The complaint, which seeks to block the acquisition under Section 7 of the Clayton Act, alleges Spirit has been a particularly disruptive force, growing rapidly, introducing innovative products, and allowing customers to choose which services to purchase, all while charging customers very low fares. Spirit has forced larger airlines, particularly the already-low-cost JetBlue, to compete for customers by introducing unbundled, customizable ticket options and lowering their own fares, allowing more Americans to travel. If the acquisition is allowed to proceed, prices would increase on routes where the two airlines currently compete. This is particularly the case on the over 40 direct routes where the two companies’ combined market shares are so high that the deal is presumptively anticompetitive.

As further alleged in the complaint, in the last 10 years, Spirit has doubled its network in size and, before this deal, expected to continue expanding at a quick pace. The acquisition stops this future competition before it starts.

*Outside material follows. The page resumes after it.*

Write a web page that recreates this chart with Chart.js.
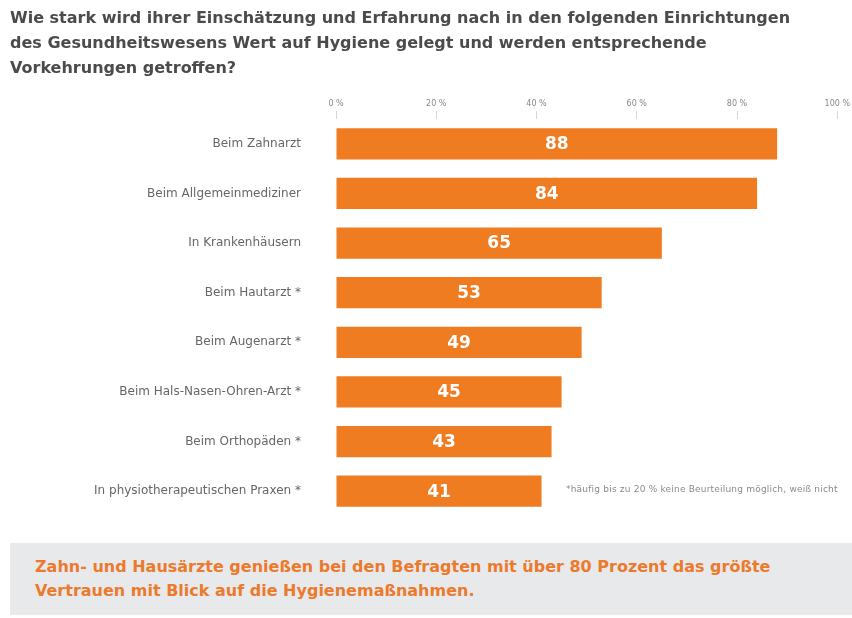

The acquisition would also make it easier for the remaining airlines to coordinate to charge travelers higher fares or limit capacity. JetBlue has already partnered with American Airlines, the largest airline in the world, through the Northeast Alliance, which the Department sued to block. Now, JetBlue is doubling down on consolidation, seeking to acquire and eliminate its main ultra-low-cost competitor, depriving travelers of yet another choice.

If allowed to eliminate the Spirit option, JetBlue would likely increase prices on every route where Spirit flies today. As a result, travelers who previously preferred Spirit’s lower-price, no-frills service would either have to pay more for amenities they do not want, or may no longer be able to afford to travel at all.

JetBlue is a Delaware corporation headquartered in Long Island City, New York. In 2022, it flew over 39 million passengers to approximately 107 destinations around the world, earning about $9.1 billion in revenue.

Spirit is a Delaware corporation headquartered in Miramar, Florida. In 2022, it flew over 38 million passengers to approximately 92 destinations in the Americas, earning about $5 billion in revenue.